25 February 2009

So I was Being Ware....

Thread tracing new selvages isn't cutting it.  Unless I want those vertical stripes meandering on the diagonal, I have to take steps.  


The steps

I'm thread tracing the grain line exactly where I'll be placing each piece, so I can just pin the marked grain line on the pattern to the thread traced one on the fabric.

Time consuming?  Yes.  Labor of love?  Yes.  Will I be awhile?  Oh yes.

The Moral

Beware the jersey with dominant vertical (or horizontal) patterning.  Unless you really, really love it, I suggest heading straight for the abstract flowers, swirls, and geometrics.  'Cause, really, jersey is scurrilously squiggly at the best of time, so having to line up your lines on top of that is almost too much.  Better love the fabric that much is all I can say.

A Cautionary Tale

First up:

000001724403
Italianretrojersey

The BWOF bubble dress and the Italian jersey  I'm using for it.

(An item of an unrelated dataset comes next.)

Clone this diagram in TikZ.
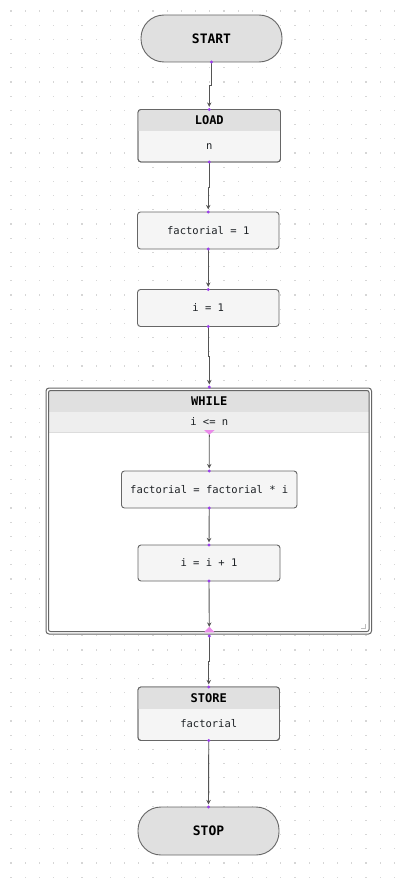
\documentclass[tikz,border=0pt]{standalone}
\usepackage{fontspec}
\setmonofont{DejaVu Sans Mono}
\usetikzlibrary{arrows.meta,calc}
\definecolor{edgec}{HTML}{666666}
\definecolor{linec}{HTML}{555555}
\definecolor{hdrc}{HTML}{E0E0E0}
\definecolor{bodyc}{HTML}{F5F5F5}
\definecolor{bandc}{HTML}{EEEEEE}
\definecolor{gridc}{HTML}{D6D6D6}
\definecolor{sepc}{HTML}{DCDCDC}
\definecolor{markc}{HTML}{BEBEBE}
\definecolor{dotc}{HTML}{9B3DEB}
\definecolor{pinkc}{HTML}{EA8CEA}
\definecolor{txtc}{HTML}{1E2226}
\begin{document}
\begin{tikzpicture}[x=1pt,y=-1pt,
  term/.style={draw=edgec,line width=0.9pt,fill=hdrc,rounded corners=23pt,inner sep=0pt,outer sep=0pt,
    font=\ttfamily\bfseries\fontsize{13}{15}\selectfont,text=black},
  proc/.style={draw=edgec,line width=0.9pt,fill=bodyc,rounded corners=3pt,inner sep=0pt,outer sep=0pt,
    font=\ttfamily\fontsize{10.5}{12}\selectfont,text=txtc},
  boxc/.style={draw=edgec,line width=0.9pt,rounded corners=3pt,inner sep=0pt,outer sep=0pt},
  ttl/.style={font=\ttfamily\bfseries\fontsize{12}{14}\selectfont,text=black,inner sep=0pt},
  bdy/.style={font=\ttfamily\fontsize{10.5}{12}\selectfont,text=txtc,inner sep=0pt},
  conn/.style={draw=linec,line width=0.9pt,shorten >=2.6pt,-{Stealth[length=4.5pt,width=4.5pt]}},
  pdot/.style={fill=dotc},
  tri/.style={fill=pinkc}
]
\useasboundingbox (0,0) rectangle (406,880);
\fill[white] (0,0) rectangle (406,880);
% dotted grid
\foreach \i in {0,...,27}{
  \foreach \j in {0,...,61}{
    \fill[gridc] ({11+14.2*\i-0.6},{11+14.2*\j-0.6}) rectangle ++(1.2,1.2);
  }
}

% START
\node[term,minimum width=141pt,minimum height=47pt] (start) at (211.5,38.5) {START};

% LOAD
\node[boxc,fill=bodyc,minimum width=142.5pt,minimum height=52.5pt] (load) at (209.25,135.75) {};
\begin{scope}
  \clip[rounded corners=3pt] (load.south west) rectangle (load.north east);
  \fill[hdrc] (load.north west) rectangle ($(load.north east)+(0,21.5)$);
\end{scope}
\draw[edgec,line width=0.9pt,rounded corners=3pt] (load.south west) rectangle (load.north east);
\node[ttl] (loadt) at (209.25,120.5) {LOAD};
\node[bdy] (loadb) at (209.25,146.5) {n};

% factorial = 1
\node[proc,minimum width=141.5pt,minimum height=37pt] (f1) at (208.25,230.5) {factorial = 1};
% i = 1
\node[proc,minimum width=141.5pt,minimum height=37pt] (i1) at (208.25,308) {i = 1};

% WHILE container
\node[inner sep=0pt,outer sep=0pt,minimum width=325.5pt,minimum height=246pt] (wh) at (208.75,511) {};
\fill[white,rounded corners=3pt] (46,388) rectangle (371.5,634);
\fill[hdrc] (48.5,390.5) rectangle (369,412);
\fill[bandc] (48.5,412) rectangle (369,432);
\draw[sepc,line width=0.6pt] (48.5,432) -- (369,432);
\draw[edgec,line width=1pt,rounded corners=3pt] (46,388) rectangle (371.5,634);
\draw[edgec,line width=1pt,rounded corners=2pt] (48.5,390.5) rectangle (369,631.5);
\node[ttl] (wht) at (209.25,401.5) {WHILE};
\node[bdy] (whc) at (209.25,421.5) {i <= n};
\draw[markc,line width=0.8pt] (361,628) -- (365.5,628) -- (365.5,623.5);
\coordinate (tdn) at (209.3,434.5);
\coordinate (tup) at (209.3,629.5);
\fill[tri] (204,430) -- (214.6,430) -- (209.3,434.8) -- cycle;
\fill[tri] (204,632.3) -- (214.6,632.3) -- (209.3,626.7) -- cycle;

\node[proc,minimum width=175.5pt,minimum height=37pt] (ff) at (209.25,489.5) {factorial = factorial * i};
\node[proc,minimum width=142pt,minimum height=36pt] (ii) at (209,563) {i = i + 1};

% STORE
\node[boxc,fill=bodyc,minimum width=141.5pt,minimum height=53.5pt] (store) at (208.75,713.75) {};
\begin{scope}
  \clip[rounded corners=3pt] (store.south west) rectangle (store.north east);
  \fill[hdrc] (store.north west) rectangle ($(store.north east)+(0,22)$);
\end{scope}
\draw[edgec,line width=0.9pt,rounded corners=3pt] (store.south west) rectangle (store.north east);
\node[ttl] (storet) at (208.75,698.5) {STORE};
\node[bdy] (storeb) at (208.75,723.5) {factorial};

% STOP
\node[term,minimum width=141pt,minimum height=48pt] (stop) at (208.5,831) {STOP};

% connectors
\coordinate (whin) at (209.3,387);
\coordinate (whout) at (209.3,636);
\draw[conn] (start.south) |- ($(start.south)!.5!(load.north)$) -| (load.north);
\draw[conn] (load.south) |- ($(load.south)!.5!(f1.north)$) -| (f1.north);
\draw[conn] (f1.south) -- (i1.north);
\draw[conn] (i1.south) |- ($(i1.south)!.5!(whin)$) -| (whin);
\draw[conn] (tdn) -- (ff.north);
\draw[conn] (ff.south) -- (ii.north);
\draw[conn] (ii.south) -- (tup);
\draw[conn] (whout) |- ($(whout)!.5!(store.north)$) -| (store.north);
\draw[conn] (store.south) -- (stop.north);

% port dots
\foreach \p in {start.south,load.north,load.south,f1.north,f1.south,i1.north,i1.south,whin,
  ff.north,ff.south,ii.north,ii.south,whout,store.north,store.south,stop.north}{
  \fill[pdot] (\p) circle (1.7pt);
}
\end{tikzpicture}
\end{document}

Note the dominant vertical and the more hidden but no less there horizontal patterning in this particular jersey (from Emma One Sock a couple of years ago).

Note the lack of stable selvages, which means thread tracing the grain.  I went down each edge, but you could go down the middle or indeed anywhere else you like:

Grainlinemarked

What's an hour of my time?  It only seemed to take forever, & a pair of these were microscope'ish  enough in function to help me see what I was doing:

Glasses

Through doing this, I also found out how delightfully variable even the vertical patterning is in its printing.  Joy!  Any thought of just using the edge of the taupe rectangles as a grain line guide went out the window. (I could have, because in truth the edge of the rectangles only wanders back and forth over about 3 of those miniscule ribs.  But it's always better to at least pretend to precision.  One must have standards, after all.)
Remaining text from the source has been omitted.